What Is Corporate Tax?

Corporate tax is a tax on the profits of a business. The taxes are paid on a company’s taxable income, which includes revenue minus cost of goods sold, general and administrative expenses, selling and marketing, research and development, depreciation, as well as other operating costs. The rates vary between countries, with some countries seen as a paradise due to their low rates. 

The new G20 tax plans

The new tax system is projected to be implemented by 2023 and aims to prevent larger corporations from moving their profits to low-income countries. This new tax system will have an impact on all businesses. Multinationals generating revenue more than $890 million will feel the effects of the minimum corporate tax of 15%. 

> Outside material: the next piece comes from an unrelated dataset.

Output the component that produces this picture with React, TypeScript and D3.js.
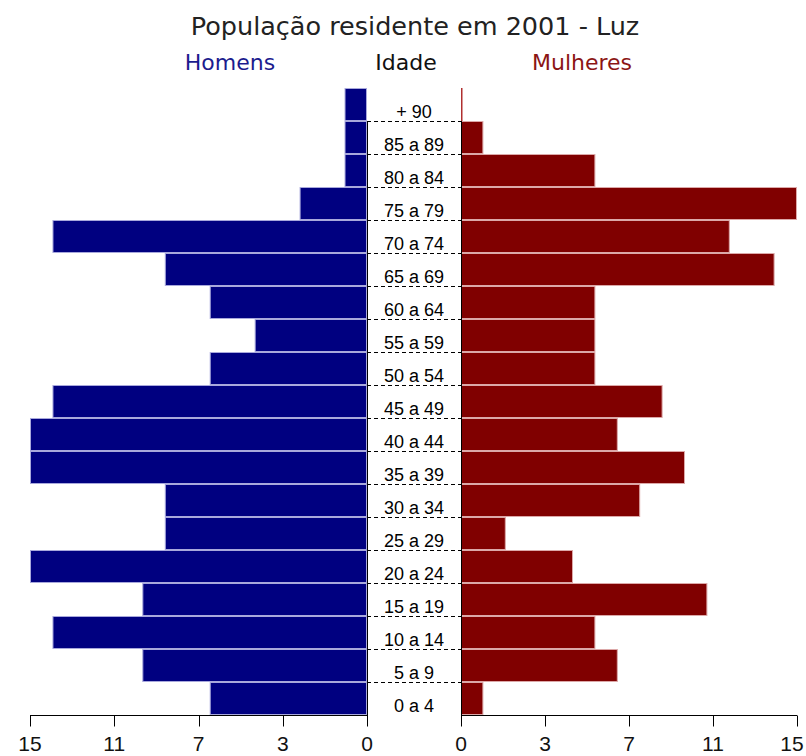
import { useEffect, useRef } from 'react';
import * as d3 from 'd3';

// age groups, top to bottom
const ages = [
  '+ 90', '85 a 89', '80 a 84', '75 a 79', '70 a 74', '65 a 69', '60 a 64',
  '55 a 59', '50 a 54', '45 a 49', '40 a 44', '35 a 39', '30 a 34', '25 a 29',
  '20 a 24', '15 a 19', '10 a 14', '5 a 9', '0 a 4',
];
const homens = [1, 1, 1, 3, 14, 9, 7, 5, 7, 14, 15, 15, 9, 9, 15, 10, 14, 10, 7];
const mulheres = [0, 1, 6, 15, 12, 14, 6, 6, 6, 9, 7, 10, 8, 2, 5, 11, 6, 7, 1];
const tickValues = [0, 3.75, 7.5, 11.25, 15];

const W = 806;
const H = 756;

export default function App() {
  const svgRef = useRef<SVGSVGElement>(null);

  useEffect(() => {
    if (!svgRef.current) return;
    const svg = d3.select(svgRef.current);
    svg.selectAll('*').remove();

    const top = 88;
    const bottom = 715;
    const leftZero = 367;
    const rightZero = 461;

    const xL = d3.scaleLinear().domain([0, 15]).range([leftZero, 30]);
    const xR = d3.scaleLinear().domain([0, 15]).range([rightZero, 797]);
    const y = d3.scaleBand<string>().domain(ages).range([top, bottom]).paddingInner(0);
    const bw = y.bandwidth();

    // title + legend
    svg.append('text')
      .attr('x', 415).attr('y', 35)
      .attr('text-anchor', 'middle')
      .style('font', '25.5px "DejaVu Sans", sans-serif')
      .attr('fill', '#222')
      .text('População residente em 2001 - Luz');

    const legend = [
      { t: 'Homens', x: 230, c: '#1c1c8e' },
      { t: 'Idade', x: 406, c: '#111' },
      { t: 'Mulheres', x: 582, c: '#8b1414' },
    ];
    svg.selectAll('text.leg')
      .data(legend)
      .join('text')
      .attr('class', 'leg')
      .attr('x', d => d.x).attr('y', 70)
      .attr('text-anchor', 'middle')
      .attr('fill', d => d.c)
      .style('font', '22px "DejaVu Sans", sans-serif')
      .text(d => d.t);

    // bars
    svg.append('g')
      .selectAll('rect')
      .data(ages)
      .join('rect')
      .attr('x', (d, i) => xL(homens[i]) + 0.5)
      .attr('y', d => (y(d) ?? 0) + 0.5)
      .attr('width', (d, i) => Math.max(1, xL(0) - xL(homens[i]) - 1))
      .attr('height', bw - 1)
      .attr('fill', '#000080')
      .attr('stroke', '#a8a8dc')
      .attr('stroke-width', 1);

    svg.append('g')
      .selectAll('rect')
      .data(ages)
      .join('rect')
      .attr('x', xR(0) + 0.5)
      .attr('y', d => (y(d) ?? 0) + 0.5)
      .attr('width', (d, i) => Math.max(0.5, xR(mulheres[i]) - xR(0) - 1))
      .attr('height', bw - 1)
      .attr('fill', '#800000')
      .attr('stroke', (d, i) => (mulheres[i] === 0 ? '#b03030' : '#dca8a8'))
      .attr('stroke-width', 1);

    // dashed separators between age labels
    svg.append('g')
      .selectAll('line')
      .data(ages.slice(0, -1))
      .join('line')
      .attr('x1', leftZero).attr('x2', rightZero)
      .attr('y1', d => (y(d) ?? 0) + bw + 0.5)
      .attr('y2', d => (y(d) ?? 0) + bw + 0.5)
      .attr('stroke', '#000')
      .attr('stroke-dasharray', '4,3');

    // age labels
    svg.append('g')
      .selectAll('text')
      .data(ages)
      .join('text')
      .attr('x', (leftZero + rightZero) / 2)
      .attr('y', d => (y(d) ?? 0) + bw - 3)
      .attr('text-anchor', 'middle')
      .attr('fill', '#000')
      .style('font', '18px "Liberation Sans", Arial, sans-serif')
      .text(d => d);

    // vertical axis lines
    const yStart = (y(ages[0]) ?? 0) + bw;
    [leftZero, rightZero].forEach(x => {
      svg.append('line')
        .attr('x1', x + 0.5).attr('x2', x + 0.5)
        .attr('y1', yStart).attr('y2', bottom + 1)
        .attr('stroke', '#000');
    });

    // bottom axes
    const drawAxis = (scale: d3.ScaleLinear<number, number>) => {
      const g = svg.append('g').attr('transform', `translate(0,${bottom + 0.5})`);
      g.append('line')
        .attr('x1', scale(0)).attr('x2', scale(15))
        .attr('stroke', '#000');
      g.selectAll('line.tick')
        .data(tickValues)
        .join('line')
        .attr('class', 'tick')
        .attr('x1', d => Math.round(scale(d)) + 0.5)
        .attr('x2', d => Math.round(scale(d)) + 0.5)
        .attr('y1', 0).attr('y2', 11)
        .attr('stroke', '#000');
      g.selectAll('text')
        .data(tickValues)
        .join('text')
        .attr('x', d => Math.min(scale(d), 792))
        .attr('y', 35.5)
        .attr('text-anchor', 'middle')
        .attr('fill', '#111')
        .style('font', '21px "Liberation Sans", Arial, sans-serif')
        .text(d => String(Math.floor(d)));
    };
    drawAxis(xL);
    drawAxis(xR);
  }, []);

  return (
    <div>
      <svg
        ref={svgRef}
        width={W}
        height={H}
        style={{ display: 'block', position: 'absolute', left: 0, top: 0 }}
      />
    </div>
  );
}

Taxes will now be redirected causing nationals to pay taxes in the regions where their goods and/or services are offered.  Multinationals that generate a revenue higher than $23.8 billion will have to pay between 20% to 30% of their profits above a 10% margin to the countries where they are based. Oil and financial companies have been exempted from this ruling. Currently, the system has not been implemented yet, which means the corporate tax rates differ per country. The following seven countries currently offer the most favorable corporate tax environments.

Guernsey 

Guernsey, an island between the United Kingdom and France, charges a 0% corporate tax rate for most companies based there. Specific types of business, such as banking, have to pay a 10% corporate tax rate, while businesses, such as cannabis-based businesses, have to pay a 20% corporate tax rate. The island nation is an independent, self-governing British crown dependency. They have a large financial industry as well as a large creative and digital industry. 

Barbados 

Barbados, an eastern Caribbean island which is an independent British Commonwealth nation, charges a corporate tax rate of 5.5% and a corporate tax rate of 1% if the company makes over $30 million per annum. The island nation is business-friendly and offers a good healthcare system. The negative to establishing a business in Barbados is that they can be more expensive than most, with imported brands being more costly. 

Hungary 

Hungary, having the lowest tax rate in the EU, charges a 9% corporate tax rate. Their income tax is also notably low, being 15%. Their value-added tax is high, being 27%, which makes products more expensive. But they charge a 5% rate for most medicines and some food products. Hungary, offering a well-developed urban transport system and strong primary education, has a low cost of living compared to other European capitals. 

Gibraltar 

Gibraltar, an island off the south coast of Spain which is a British territory, charges a 10% corporate tax rate. They have a strong economy and allow United Kingdom citizens to move to the country without a residence permit. 

Cyprus 

Cyrus, an island nation in the eastern Mediterranean Sea, charges a 12.5% corporate tax rate. The country offers cheap property with the average house costing roughly $110,000 (plus stamp duty).

Ireland 

Ireland charges a 12.5% corporate tax rate, which is projected to rise due to the G7 reforms. Ireland is an attractive choice for consumers and businesses as they were ranked the second in the world for quality of life. 

Canada 

Canada charges a 15% corporate tax rate, the same rate as the proposed global minimum tax rate. Canada has been ranked the best in the world for quality of life because of their political stability, good job market as well as their strong public education system.They are business-friendly because of their tax laws, as well as low levels of  bureaucracy and corruption.

The Bottom Line

Although the mentioned companies seem to be tax paradises at the moment, the field will change in the near future due to the proposed new corporate tax system. Once it has been implemented, many more countries will become much more attractive for businesses. Even though America does not form part of this list, some entrepreneurs would prefer to form an LLC in America if the specific state requirements are met. For this reason a LLC in Texas may well be preferred, as pointed out by The Really Useful Information Company (TRUiC). The pandemic may actually have a silver lining, having triggered a new era of growth.